Heat Networks and Hidden Fuel Poverty: Time for Fairer Support
Today marks National Energy Action's (NEA) Fuel Poverty Awareness Day, which highlights challenges that not only impact the most vulnerable households but are becoming more prevalent across society.
Defining Fuel Poverty
A review of how fuel poverty is defined is essential to understand the problem. The government uses the Low-Income Low Energy Efficiency (LILLEE) definition, which considers the minimum efficiency rating of a property and defines a household as being in fuel poverty if the property has an Energy Performance Certificate (EPC) rating of D or below and residual income below the poverty line.
By focusing only on households in EPC D and below, this definition assumes that households in properties rated C or above cannot be in fuel poverty. This does not reflect true affordability challenges. National Energy Action (NEA) defines a household as being in fuel poverty if it needs to spend 10% or more of its income on energy to maintain a satisfactory heating regime. Using this measure, NEA estimates that over 6 million UK households are currently in fuel poverty.
The rise in households citing financial pressures around energy bills reflects the reality of increasing living costs. Expenses such as rent, mortgages, food, and childcare have risen significantly over recent years, while household incomes have remained relatively stagnant.
Current Policy Landscape
As part of the Warm Homes Plan, the UK government is updating the fuel poverty strategy, which acknowledges the need for change. However, more needs to be done, particularly in the heat network sector.
Households on communal electricity supplies and private wire arrangements are already disadvantaged by not being eligible for the Warm Homes Discount, which supports eligible domestic electric households. Switch2 advocated for this change in government consultations earlier this year. While the government acknowledged the disparity, no changes were made as there were no additional funds to support this.

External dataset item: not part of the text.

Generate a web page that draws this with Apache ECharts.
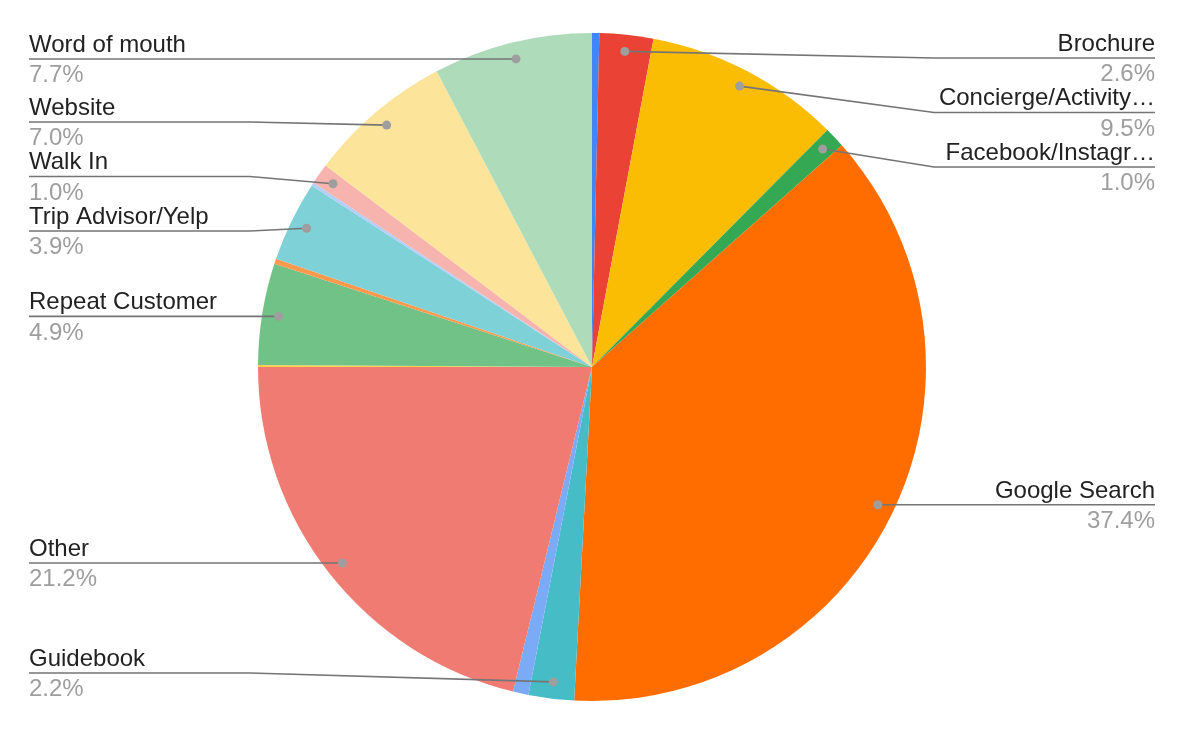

Self-disconnection among prepayment meter customers continues to rise, with households reliant on emergency credit and falling into a cycle of debt repayment before returning to emergency credit.
Upcoming regulations in the heat network sector beginning 27th January 2026 will provide a framework for more transparency, protection from poor practices, and additional support credits for prepayment customers. However, the framework does not provide the same level of pricing protection as the gas and electric market, and questions remain about how effectively it will address fuel poverty.
Addressing the Challenge
The approach needs to address both immediate needs and longer-term structural issues. Long-term solutions such as retrofitting properties and decarbonisation are essential to ensure poorly insulated homes and inefficient buildings are upgraded.
For heat networks, reliable and affordable heating requires improving operational efficiencies and reducing heat losses. The government's proposals to reduce the budget for the Warm Homes Plan represent a concern, as buildings must be futureproofed and energy efficient.
Short-term support and advice must be provided for households already in fuel poverty. The level of service must be relevant, with genuine energy efficiency tips that are practical and achievable.
Significant work still remains to support fuel-poverty households. Switch2 will continue to lobby for change in the sector, particularly with upcoming regulations. Our focus remains on championing consumer protection and asking the government for actual support mechanisms that households can actually benefit from and to provide the same levels of help as the gas and electric sector.